Nine science fiction stories have never been collected in any book:
- "Question" (Computers and Automation, March 1955) had an ending which was similar to another author's 1952 story (although the rest of the story was different), and when this was pointed out to Asimov he promised never to publish it again, a promise he kept. By that time the story had already been reprinted in the April 30, 1957, issue of Science World.
- "The Portable Star" (Thrilling Wonder Stories, Winter 1955) was Asimov's least favourite story, and was anthologised without his permission in a magazine, A Treasury of Great Science Fiction Stories no. 1 (1964). (It has since been reprinted in Thrilling Wonder Stories, Summer 2007.)
- "A Woman's Heart" (Satellite, June 1957) was never collected because of Asimov's disdain for it.
- "The Covenant" (Fantastic Story Magazine, July 1960) was a five-part round-robin story to which five different authors contributed. Asimov wrote the second part. (It was reprinted in a magazine in 1966, Most Thrilling Science Fiction Ever Told Number 2.)
- "The Man Who Made the 21st Century" (Boys' Life, October 1965)
- "Party by Satellite" (The Saturday Evening Post, May 1974) (Original title "The Third Dream.")
- "Strike!" (Omni, January 1979) (reprinted in the magazine The Best of Omni Science Fiction No. 4)
- "The Super Runner" (Runner's World, October 1982)
- "The Ten-Second Election" (Omni, November 1984)
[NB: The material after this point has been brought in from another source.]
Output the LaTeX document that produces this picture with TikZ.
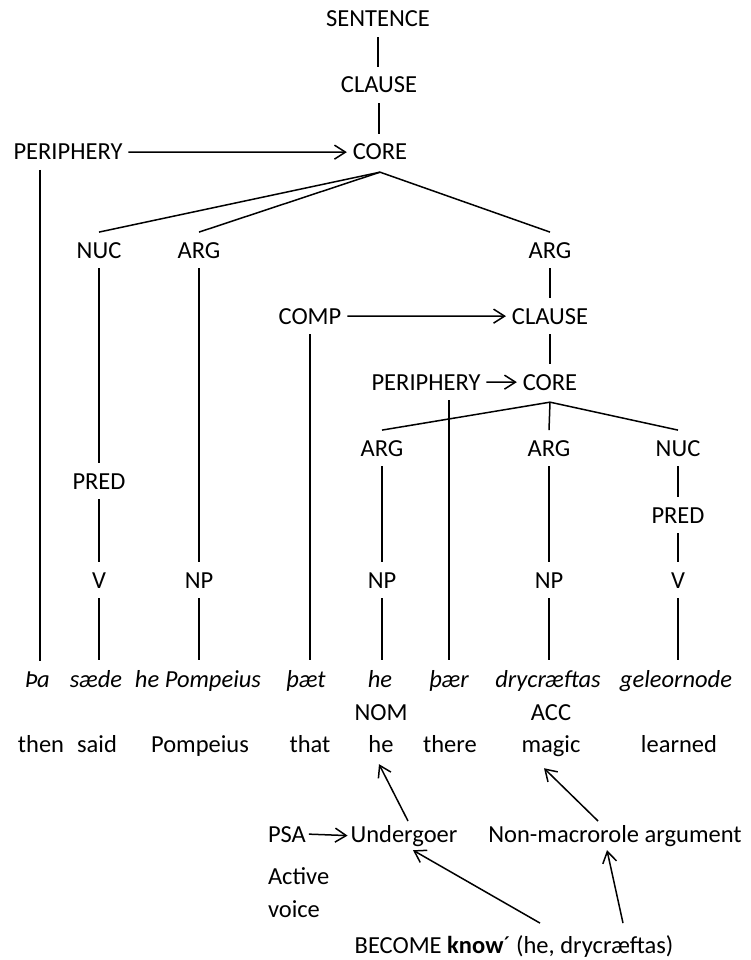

20 mystery stories have also never been anthologised. Of these, all but one are Union Club mystery stories (for a list, see The Union Club Mysteries). "Zip Code" (1986) is a mystery story featuring the boy detective character Larry.

==Lost stories==

Nine stories which Asimov wrote early in his career were never published anywhere, and are now lost. They were:
1. (1938) "Cosmic Corkscrew" (9,000 words)
2. (1938) "This Irrational Planet" (3,000 words)
3. (1938) "Paths of Destiny" (6,000 words)
4. (1938) "Knossos in Its Glory" (6,000 words)
5. (1939) "The Decline and Fall" (6,000 words)
6. (1939) "Life Before Birth" (6,000 words)
7. (1939) "The Brothers" (6,000 words)
8. (1940) "The Oak" (6,000 words)
9. (1941) "Masks" (1,500 words)

In the 1972 anthology The Early Asimov, Asimov listed two other stories which he thought had also been lost: "The Weapon" (1938) and "Big Game" (1941). However, they were subsequently found ("The Weapon" had in fact been published under a pseudonym in 1942, which Asimov had forgotten). They were collected in In Memory Yet Green (1979) and Before the Golden Age (1974), respectively. (They are included in the above list of published stories.)

In his autobiography, Asimov wrote "Since February 1941, I have never written a piece of fiction that has not, in one way or another, seen print."